FORT MYERS, Fla. -- Fisherman in southwest Florida say octopuses are threatening to decimate their stone crab harvests.
Octopuses are intelligent, voracious predators. They can easily prey on stone crabs caught in traps in the Gulf of Mexico.
"They're real thick offshore. Past 30 feet deep, we're catching a lot of them," commercial fisherman Shane Dooley tells the News-Press. "Some traps have two or three in them. They eat the crabs as soon as they get in, and they go from trap to trap."
All of Island Crab Co. owner Jeff Haugland's traps are in 40 to 55 feet of water.
"It's like a desert out there," he said. "My boats are seeing plenty of octopus, and they're seeing no stone crab, almost less than none."

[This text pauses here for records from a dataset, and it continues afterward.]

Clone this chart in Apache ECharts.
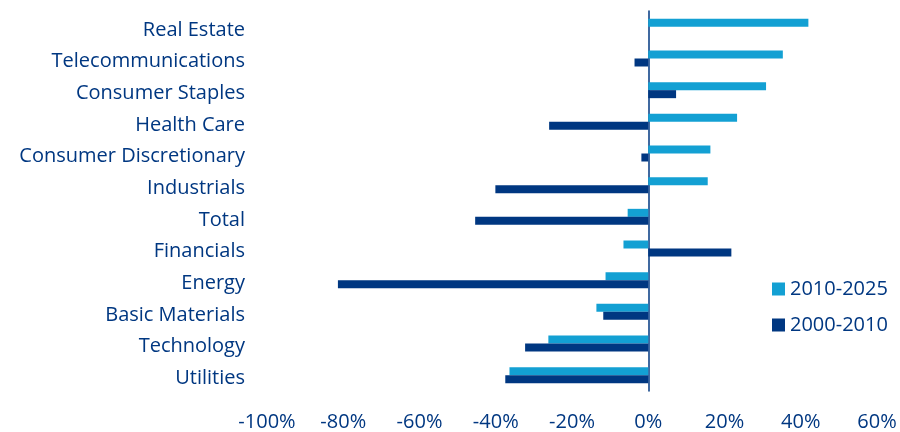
<!DOCTYPE html>
<html><head><meta charset="utf-8">
<script src="https://cdn.jsdelivr.net/npm/echarts@6/dist/echarts.min.js"></script>
<style>html,body{margin:0;padding:0;background:#fff}#c{width:900px;height:432px}</style>
</head><body><div id="c"></div>
<script>
const categories = ["Real Estate","Telecommunications","Consumer Staples","Health Care","Consumer Discretionary","Industrials","Total","Financials","Energy","Basic Materials","Technology","Utilities"];
const s2010_2025 = [42.0, 35.3, 30.9, 23.3, 16.3, 15.6, -5.4, -6.5, -11.2, -13.6, -26.2, -36.4];
const s2000_2010 = [0, -3.6, 7.3, -26.0, -1.8, -40.1, -45.4, 21.8, -81.4, -11.8, -32.3, -37.5];
const xTicks = {min: -100, max: 60, interval: 20};
const navy = '#003781', light = '#13A0D3';
const font = 'Open Sans';
const chart = echarts.init(document.getElementById('c'), null, {renderer:'canvas'});
chart.setOption({
  animation: false,
  textStyle: {fontFamily: font},
  grid: {left: 267, right: 23, top: 11, bottom: 39, containLabel: false},
  legend: {
    orient: 'vertical', left: 772, top: 279, padding: 0, itemWidth: 13, itemHeight: 13, itemGap: 16,
    icon: 'rect',
    textStyle: {color: navy, fontSize: 20, lineHeight: 20, fontFamily: font},
    data: ['2010-2025','2000-2010']
  },
  xAxis: {
    type: 'value', min: xTicks.min, max: xTicks.max, interval: xTicks.interval,
    axisLine: {show: false}, axisTick: {show: false}, splitLine: {show: false},
    axisLabel: {color: navy, fontSize: 20, fontFamily: font, margin: 21, formatter: v => v + '%'}
  },
  yAxis: {
    type: 'category', data: categories, inverse: true,
    axisLine: {show: true, onZero: true, lineStyle: {color: navy, width: 1.5}},
    axisTick: {show: false},
    axisLabel: {color: navy, fontSize: 20, fontFamily: font, margin: 22,
      formatter: v => '{a|' + v + '}',
      rich: {a: {color: navy, fontSize: 20, fontFamily: font, padding: [6, 0, 0, 0]}}}
  },
  series: [
    {name: '2010-2025', type: 'bar', data: s2010_2025, itemStyle: {color: light}, barWidth: 8, barGap: '0%'},
    {name: '2000-2010', type: 'bar', data: s2000_2010, itemStyle: {color: navy}, barWidth: 8, barGap: '0%'}
  ]
});
</script></body></html>
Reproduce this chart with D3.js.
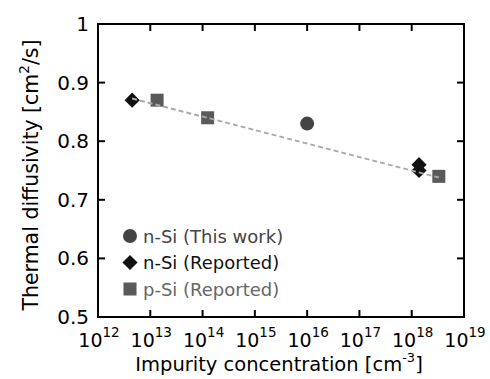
<!DOCTYPE html>
<html>
<head>
<meta charset="utf-8">
<script src="https://cdn.jsdelivr.net/npm/d3@7"></script>
<style>
  body { margin: 0; background: #fff; }
  text { font-family: "DejaVu Sans", sans-serif; }
</style>
</head>
<body>
<div id="chart"></div>
<script>
var xTicks = [12, 13, 14, 15, 16, 17, 18, 19];
var yTicks = [0.5, 0.6, 0.7, 0.8, 0.9, 1];

var thisWork = [{x: 1.0e16, y: 0.83}];
var nReported = [{x: 4.5e12, y: 0.87}, {x: 1.38e18, y: 0.76}, {x: 1.38e18, y: 0.75}];
var pReported = [{x: 1.35e13, y: 0.87}, {x: 1.25e14, y: 0.84}, {x: 3.3e18, y: 0.74}];
var fitLine = [{x: 4.5e12, y: 0.873}, {x: 3.3e18, y: 0.738}];

var legendNames = ["n-Si (This work)", "n-Si (Reported)", "p-Si (Reported)"];
var legendColors = ["#444", "#111", "#666"];

var svgWidth = 490, svgHeight = 379;
var margin = {top: 24, right: 26, bottom: 62, left: 98};
var width = svgWidth - margin.left - margin.right;
var height = svgHeight - margin.top - margin.bottom;

var svg = d3.select("#chart").append("svg")
  .attr("width", svgWidth)
  .attr("height", svgHeight);

var g = svg.append("g")
  .attr("transform", `translate(${margin.left},${margin.top})`);

var x = d3.scaleLog().domain([1e12, 1e19]).range([0, width]);
var y = d3.scaleLinear().domain([0.5, 1]).range([height, 0]);

// ticks on all four sides, pointing inward
var tickLen = 7;
xTicks.forEach(function(t) {
  var px = x(Math.pow(10, t));
  g.append("line").attr("x1", px).attr("x2", px).attr("y1", height).attr("y2", height - tickLen)
    .attr("stroke", "#000").attr("stroke-width", 2);
  g.append("line").attr("x1", px).attr("x2", px).attr("y1", 0).attr("y2", tickLen)
    .attr("stroke", "#000").attr("stroke-width", 2);
  var lab = g.append("text")
    .attr("x", px + 1)
    .attr("y", height + 30)
    .attr("text-anchor", "middle")
    .attr("font-size", 19)
    .attr("fill", "#000");
  lab.append("tspan").text("10");
  lab.append("tspan").attr("dy", -10).attr("font-size", 13.5).text(t);
});

yTicks.forEach(function(t) {
  var py = y(t);
  g.append("line").attr("x1", 0).attr("x2", tickLen).attr("y1", py).attr("y2", py)
    .attr("stroke", "#000").attr("stroke-width", 2);
  g.append("line").attr("x1", width).attr("x2", width - tickLen).attr("y1", py).attr("y2", py)
    .attr("stroke", "#000").attr("stroke-width", 2);
  g.append("text")
    .attr("x", -9)
    .attr("y", py + 7)
    .attr("text-anchor", "end")
    .attr("font-size", 20)
    .attr("fill", "#000")
    .text(t === 1 ? "1" : d3.format(".1f")(t));
});

g.append("rect")
  .attr("width", width).attr("height", height)
  .attr("fill", "none").attr("stroke", "#000").attr("stroke-width", 2);

// markers
var diamond = d3.symbol().type(d3.symbolSquare).size(115);

g.selectAll(".circ").data(thisWork).enter().append("circle")
  .attr("cx", d => x(d.x)).attr("cy", d => y(d.y))
  .attr("r", 7).attr("fill", "#444");

g.selectAll(".dia").data(nReported).enter().append("path")
  .attr("d", diamond)
  .attr("transform", d => `translate(${x(d.x)},${y(d.y)}) rotate(45)`)
  .attr("fill", "#111");

g.selectAll(".sq").data(pReported).enter().append("rect")
  .attr("x", d => x(d.x) - 6.5).attr("y", d => y(d.y) - 6.5)
  .attr("width", 13).attr("height", 13)
  .attr("fill", "#5a5a5a");

// dashed fit line on top
g.append("path")
  .datum(fitLine)
  .attr("d", d3.line().x(d => x(d.x)).y(d => y(d.y)))
  .attr("fill", "none")
  .attr("stroke", "#aaa")
  .attr("stroke-width", 2)
  .attr("stroke-dasharray", "5,3");

// legend
var legend = g.append("g").attr("transform", "translate(32, 212)");
legendNames.forEach(function(name, i) {
  var ly = i * 26.5;
  if (i === 0) {
    legend.append("circle").attr("cx", 0).attr("cy", ly).attr("r", 7).attr("fill", legendColors[i]);
  } else if (i === 1) {
    legend.append("path").attr("d", diamond)
      .attr("transform", `translate(0,${ly}) rotate(45)`).attr("fill", legendColors[i]);
  } else {
    legend.append("rect").attr("x", -6.5).attr("y", ly - 6.5).attr("width", 13).attr("height", 13)
      .attr("fill", "#5a5a5a");
  }
  legend.append("text")
    .attr("x", 13)
    .attr("y", ly + 6.5)
    .attr("font-size", 18)
    .attr("fill", legendColors[i])
    .text(name);
});

// axis titles
var xt = svg.append("text")
  .attr("x", 279)
  .attr("y", 371)
  .attr("text-anchor", "middle")
  .attr("font-size", 19.5)
  .attr("fill", "#000");
xt.append("tspan").text("Impurity concentration [cm");
xt.append("tspan").attr("dy", -9).attr("font-size", 13).text("-3");
xt.append("tspan").attr("dy", 9).text("]");

var yt = svg.append("text")
  .attr("transform", "translate(38, 175) rotate(-90)")
  .attr("text-anchor", "middle")
  .attr("font-size", 20.5)
  .attr("fill", "#000");
yt.append("tspan").text("Thermal diffusivity [cm");
yt.append("tspan").attr("dy", -9).attr("font-size", 13.5).text("2");
yt.append("tspan").attr("dy", 9).text("/s]");
</script>
</body>
</html>
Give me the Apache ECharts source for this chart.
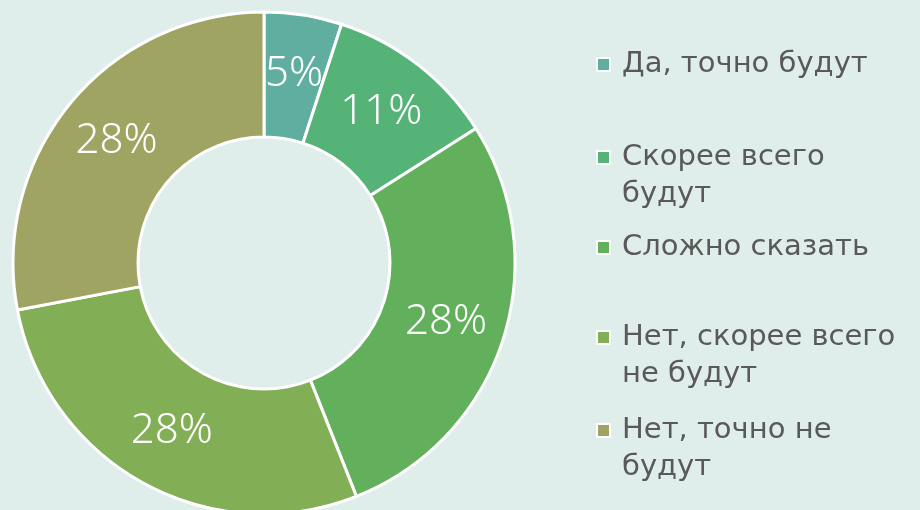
<!DOCTYPE html>
<html>
<head>
<meta charset="utf-8">
<script src="https://cdn.jsdelivr.net/npm/echarts@6/dist/echarts.min.js"></script>
<style>
  html, body { margin: 0; padding: 0; background: #dfeeeb; }
  #main { width: 920px; height: 510px; }
</style>
</head>
<body>
<div id="main"></div>
<script>
// данные опроса
const categories = ['Да, точно будут', 'Скорее всего будут', 'Сложно сказать', 'Нет, скорее всего не будут', 'Нет, точно не будут']
const legendLabels = ['Да, точно будут', 'Скорее всего\nбудут', 'Сложно сказать', 'Нет, скорее всего\nне будут', 'Нет, точно не\nбудут']
const shares = [5, 11, 28, 28, 28]
const colors = ['#5fae9f', '#55b378', '#62b05c', '#82ae55', '#a0a463']
const legendTops = [64, 157, 247, 337, 430]

const chart = echarts.init(document.getElementById('main'))

// одна легенда на пункт, чтобы повторить неровные отступы
// для двухстрочных пунктов значок вытянут вниз пустым отрезком, чтобы квадрат стоял у первой строки
const legends = categories.map(function(name, i) {
  const twoLines = legendLabels[i].indexOf('\n') >= 0
  return {
    data: [name],
    left: 596,
    top: legendTops[i] - 18,
    padding: 0,
    orient: 'vertical',
    selectedMode: false,
    icon: twoLines ? 'path://M0,0L13,0L13,13L0,13Z M0,50L0,50' : 'rect',
    itemWidth: 13,
    itemHeight: twoLines ? 50 : 13,
    itemGap: 0,
    itemStyle: { borderColor: '#fff', borderWidth: 2 },
    formatter: function() { return legendLabels[i] },
    textStyle: {
      fontFamily: 'DejaVu Sans',
      fontSize: 29,
      color: '#595959',
      lineHeight: 37,
      padding: [0, 0, 0, 7]
    }
  }
})

chart.setOption({
  backgroundColor: '#dfeeeb',
  color: colors,
  legend: legends,
  series: [{
    type: 'pie',
    radius: [126, 251],
    center: [264, 263],
    startAngle: 90,
    clockwise: true,
    avoidLabelOverlap: false,
    itemStyle: { borderColor: '#ffffff', borderWidth: 3 },
    label: {
      show: true,
      position: 'inside',
      color: '#ffffff',
      fontFamily: 'Noto Sans',
      fontWeight: 300,
      fontSize: 42,
      formatter: function(p) { return p.value + '%' }
    },
    labelLine: { show: false },
    emphasis: { disabled: true },
    data: categories.map(function(name, i) {
      return { name: name, value: shares[i] }
    })
  }]
})
</script>
</body>
</html>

While octopuses are plentiful off Lee County, they're not causing problems in other parts of the state, said crab expert Ryan Gandy, a research scientist at the Florida Fish and Wildlife Research Institute in St. Petersburg.
Fishermen in the Florida Keys and the Ten Thousands Islands say they have seen some octopuses among their traps, but they're not reporting the losses experienced farther north.
Florida's stone crab season runs Oct. 15 through May 15.
From 2003 through 2012, commercial fishermen harvested an average of 2.68 million pounds of stone crab claws with an average dockside value of $23.09 million. Lee County's 10-year average was 136,666 pounds of claws.
"This season has been kind of mixed," Gandy said. "Right now, landings are two legal claws per trap. That's the low end for this time of year. Landings peak at the beginning of the year with four to five legal claws per trap, and then you have a steady decline to two at the end of the season. Every trip out is a grind when you're getting two claws or less."